Low-cost and high safe manganese-based aqueous battery for grid energy storage and conversion

Jianhang Huang; Zhaowei Guo; Xiaoli Dong; Duan Bin; Yonggang Wang; Yongyao Xia

doi:10.1016/j.scib.2019.09.020

Low-cost and high safe manganese-based aqueous battery for grid energy storage and conversion

Sci Bull (Beijing). 2019 Dec 15;64(23):1780-1787. doi: 10.1016/j.scib.2019.09.020. Epub 2019 Sep 19.

Authors

Jianhang Huang¹, Zhaowei Guo², Xiaoli Dong², Duan Bin², Yonggang Wang³, Yongyao Xia⁴

Affiliations

¹ Department of Chemistry and Shanghai Key Laboratory of Molecular Catalysis and Innovative Materials, Institute of New Energy, iChEM (Collaborative Innovation Center of Chemistry for Energy Materials), Fudan University, Shanghai 200433, China; School of Materials Science and Engineering, Nanchang Hangkong University, Nanchang 330063, China.
² Department of Chemistry and Shanghai Key Laboratory of Molecular Catalysis and Innovative Materials, Institute of New Energy, iChEM (Collaborative Innovation Center of Chemistry for Energy Materials), Fudan University, Shanghai 200433, China.
³ Department of Chemistry and Shanghai Key Laboratory of Molecular Catalysis and Innovative Materials, Institute of New Energy, iChEM (Collaborative Innovation Center of Chemistry for Energy Materials), Fudan University, Shanghai 200433, China. Electronic address: ygwang@fudan.edu.cn.
⁴ Department of Chemistry and Shanghai Key Laboratory of Molecular Catalysis and Innovative Materials, Institute of New Energy, iChEM (Collaborative Innovation Center of Chemistry for Energy Materials), Fudan University, Shanghai 200433, China; Key Laboratory of the Ministry of Education for Advanced Catalysis Materials, Department of Chemistry, Zhejiang Normal University, Jinhua 321004, China.
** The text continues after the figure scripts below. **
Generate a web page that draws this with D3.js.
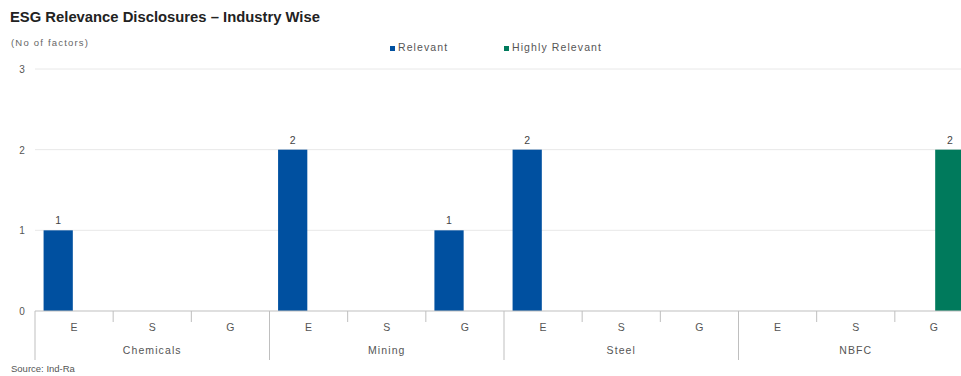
<!DOCTYPE html>
<html>
<head>
<meta charset="utf-8">
<script src="https://cdn.jsdelivr.net/npm/d3@7"></script>
<style>
  body { margin: 0; background: #fff; }
  svg { font-family: "Liberation Sans", Arial, sans-serif; }
</style>
</head>
<body>
<svg id="chart" width="961" height="376"></svg>
<script>
// chart data
let industries = ["Chemicals", "Mining", "Steel", "NBFC"];
let pillars = ["E", "S", "G"];
let seriesNames = ["Relevant", "Highly Relevant"];
let relevant = [1, 0, 0, 2, 0, 1, 2, 0, 0, 0, 0, 0];
let highlyRelevant = [0, 0, 0, 0, 0, 0, 0, 0, 0, 0, 0, 2];
let yTicks = [0, 1, 2, 3];

let svg = d3.select("#chart");
let colors = { "Relevant": "#0050a0", "Highly Relevant": "#007a5c" };

let margin = { top: 69, left: 35, bottom: 65 };
let plotWidth = 938;   // runs a bit off the right edge like the original
let plotHeight = 376 - margin.top - margin.bottom;

// build the flat list of E/S/G cells per industry
let cells = [];
industries.forEach((ind, i) => {
  pillars.forEach((p, j) => {
    let k = i * pillars.length + j;
    cells.push({ key: ind + "-" + p, industry: ind, pillar: p,
                 values: { "Relevant": relevant[k], "Highly Relevant": highlyRelevant[k] } });
  });
});

let x = d3.scaleBand()
  .domain(cells.map(d => d.key))
  .range([0, plotWidth]);

let xInner = d3.scaleBand()
  .domain(seriesNames)
  .range([0, x.bandwidth()])
  .paddingOuter(0.27)
  .paddingInner(0.08);

let y = d3.scaleLinear()
  .domain([0, 3])
  .range([plotHeight, 0]);

let plot = svg.append("g")
  .attr("transform", "translate(" + margin.left + "," + margin.top + ")");

// gridlines
plot.append("g")
  .selectAll("line")
  .data(yTicks.filter(t => t > 0))
  .join("line")
    .attr("x1", 0)
    .attr("x2", plotWidth)
    .attr("y1", d => y(d))
    .attr("y2", d => y(d))
    .attr("stroke", "#e8e8e8")
    .attr("stroke-width", 1);

// y tick labels
plot.append("g")
  .selectAll("text")
  .data(yTicks)
  .join("text")
    .attr("x", -13)
    .attr("y", d => y(d) + 4)
    .attr("text-anchor", "middle")
    .attr("font-size", 10)
    .attr("fill", "#555")
    .text(d => d);

// bars
let groups = plot.append("g")
  .selectAll("g")
  .data(cells)
  .join("g")
    .attr("transform", d => "translate(" + x(d.key) + ",0)");

let barData = d => seriesNames.map(s => ({ series: s, value: d.values[s] }));

groups.selectAll("rect")
  .data(barData)
  .join("rect")
    .attr("x", d => xInner(d.series))
    .attr("y", d => y(d.value))
    .attr("width", xInner.bandwidth())
    .attr("height", d => y(0) - y(d.value))
    .attr("fill", d => colors[d.series]);

groups.selectAll("text.val")
  .data(d => barData(d).filter(v => v.value > 0))
  .join("text")
    .attr("class", "val")
    .attr("x", d => xInner(d.series) + xInner.bandwidth() / 2)
    .attr("y", d => y(d.value) - 6)
    .attr("text-anchor", "middle")
    .attr("font-size", 10.5)
    .attr("fill", "#444")
    .text(d => d.value);

// x axis line
plot.append("line")
  .attr("x1", 0).attr("x2", plotWidth)
  .attr("y1", y(0)).attr("y2", y(0))
  .attr("stroke", "#bfbfbf");

// small ticks between cells, long ones between industries
plot.append("g")
  .selectAll("line")
  .data(d3.range(cells.length + 1))
  .join("line")
    .attr("x1", i => i < cells.length ? x(cells[i].key) : plotWidth)
    .attr("x2", i => i < cells.length ? x(cells[i].key) : plotWidth)
    .attr("y1", y(0))
    .attr("y2", i => i % 3 === 0 ? y(0) + 49 : y(0) + 11)
    .attr("stroke", "#bfbfbf");

plot.append("g")
  .selectAll("text")
  .data(cells)
  .join("text")
    .attr("x", d => x(d.key) + x.bandwidth() / 2)
    .attr("y", y(0) + 20)
    .attr("text-anchor", "middle")
    .attr("font-size", 10.5)
    .attr("fill", "#555")
    .text(d => d.pillar);

plot.append("g")
  .selectAll("text")
  .data(industries)
  .join("text")
    .attr("x", (d, i) => x(d + "-S") + x.bandwidth() / 2)
    .attr("y", y(0) + 43)
    .attr("text-anchor", "middle")
    .attr("font-size", 10.5)
    .attr("letter-spacing", 1.1)
    .attr("fill", "#555")
    .text(d => d);

// title, unit, source
svg.append("text")
  .attr("x", 10).attr("y", 22)
  .attr("font-size", 14.8)
  .attr("font-weight", "bold")
  .attr("fill", "#222")
  .text("ESG Relevance Disclosures \u2013 Industry Wise");

svg.append("text")
  .attr("x", 11).attr("y", 46)
  .attr("font-size", 9.5)
  .attr("letter-spacing", 1.2)
  .attr("fill", "#666")
  .text("(No of factors)");

svg.append("text")
  .attr("x", 11).attr("y", 372)
  .attr("font-size", 9.5)
  .attr("fill", "#555")
  .text("Source: Ind-Ra");

// legend
let legend = svg.append("g")
  .selectAll("g")
  .data(seriesNames)
  .join("g")
    .attr("transform", (d, i) => "translate(" + (390 + i * 114) + ",51)");

legend.append("rect")
  .attr("x", 0).attr("y", -5)
  .attr("width", 5).attr("height", 5)
  .attr("fill", d => colors[d]);

legend.append("text")
  .attr("x", 8).attr("y", 0)
  .attr("font-size", 10.5)
  .attr("letter-spacing", 1.1)
  .attr("fill", "#555")
  .text(d => d);
</script>
</body>
</html>
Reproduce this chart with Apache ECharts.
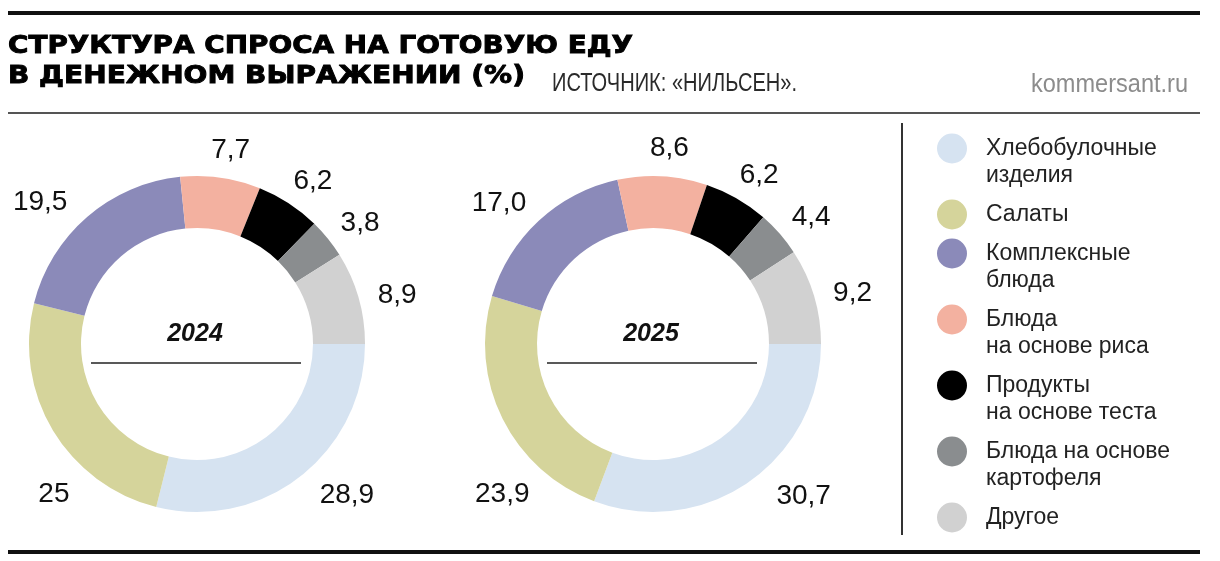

Electronic address: yyxia@fudan.edu.cn.

PMID: 36659537
DOI: 10.1016/j.scib.2019.09.020

Abstract

As an effective energy storage technology, rechargeable batteries have long been considered as a promising solution for grid integration of intermittent renewables (such as solar and wind energy). However, their wide application is still limited by safety issue and high cost. Herein, a new battery chemistry is proposed to satisfy the requirements of grid energy storage. We report a simple Cu-Mn battery, which is composed of two separated current collectors in an H₂SO₄-CuSO₄-MnSO₄ electrolyte without using any membrane. The Cu-Mn battery shows an energy density of 40.8 Wh L^-1, a super-long life of 10,000 cycles (without obvious capacity decay) and negligible self-discharge. And the capital cost of US$ 11.9 kWh^-1 based on electrolyte is lower than any previous batteries. More importantly, the battery can still work smoothly during thermal abuse test and drill-through test, showing high safe nature. Furthermore, a combination system integrating the Cu-Mn battery and hydrogen evolution is also proposed, which is able to avoid the generation of explosive H₂/O₂ mixture, and presents an efficient approach for grid energy storage and conversion.

Keywords: Aqueous battery; Copper electrode; Decoupled hydrogen evolution; Large-scale energy storage; Manganese dioxide; Water splitting.